## DIRECTIVE:
For the copy, please give all of the data again exactly and leave the pictures out.

======== INFORMATION SUPPLIED ========

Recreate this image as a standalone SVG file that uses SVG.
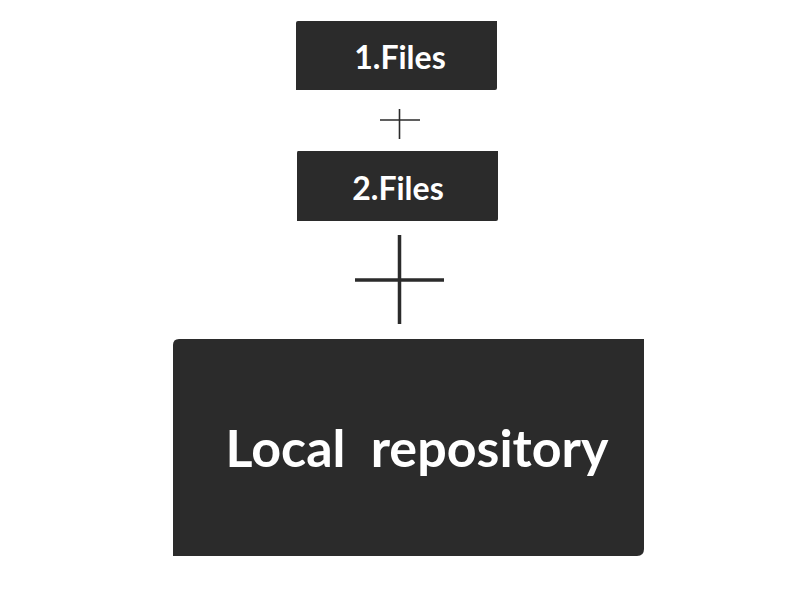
<svg xmlns="http://www.w3.org/2000/svg" width="800" height="600" viewBox="0 0 800 600">
<style>
.box{fill:#2b2b2b}
.t{fill:#ffffff;font-family:Lato,"Liberation Sans",sans-serif;font-weight:bold;text-anchor:middle}
.plus{stroke:#2b2b2b;fill:none}
</style>
<rect width="800" height="600" fill="#ffffff"/>
<g id="files1">
<path class="box" d="M298,21 H497 V88 Q497,90 495,90 H296 V23 Q296,21 298,21 Z"/>
<text class="t" x="400" y="69" font-size="32">1.Files</text>
</g>
<g id="files2">
<path class="box" d="M298,151 H498 V219 Q498,221 496,221 H297 V153 Q297,151 298,151 Z"/>
<text class="t" x="398" y="200" font-size="32">2.Files</text>
</g>
<g id="connectors">
<path class="plus" stroke-width="1.6" d="M399.5,109 V139 M380,120 H420"/>
<path class="plus" stroke-width="3.5" d="M399.5,235 V324 M355,280 H444"/>
</g>
<g id="local-repository">
<path class="box" d="M179,339 H644 V549 Q644,556 637,556 H173 V345 Q173,339 179,339 Z"/>
<text class="t" x="417" y="467" font-size="52" xml:space="preserve">Local  repository</text>
</g>
</svg>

========

## TASK RESPONSE:
Recreate this image as a standalone SVG file that uses SVG.
<svg xmlns="http://www.w3.org/2000/svg" width="800" height="600" viewBox="0 0 800 600">
<style>
.box{fill:#2b2b2b}
.t{fill:#ffffff;font-family:Lato,"Liberation Sans",sans-serif;font-weight:bold;text-anchor:middle}
.plus{stroke:#2b2b2b;fill:none}
</style>
<rect width="800" height="600" fill="#ffffff"/>
<g id="files1">
<path class="box" d="M298,21 H497 V88 Q497,90 495,90 H296 V23 Q296,21 298,21 Z"/>
<text class="t" x="400" y="69" font-size="32">1.Files</text>
</g>
<g id="files2">
<path class="box" d="M298,151 H498 V219 Q498,221 496,221 H297 V153 Q297,151 298,151 Z"/>
<text class="t" x="398" y="200" font-size="32">2.Files</text>
</g>
<g id="connectors">
<path class="plus" stroke-width="1.6" d="M399.5,109 V139 M380,120 H420"/>
<path class="plus" stroke-width="3.5" d="M399.5,235 V324 M355,280 H444"/>
</g>
<g id="local-repository">
<path class="box" d="M179,339 H644 V549 Q644,556 637,556 H173 V345 Q173,339 179,339 Z"/>
<text class="t" x="417" y="467" font-size="52" xml:space="preserve">Local  repository</text>
</g>
</svg>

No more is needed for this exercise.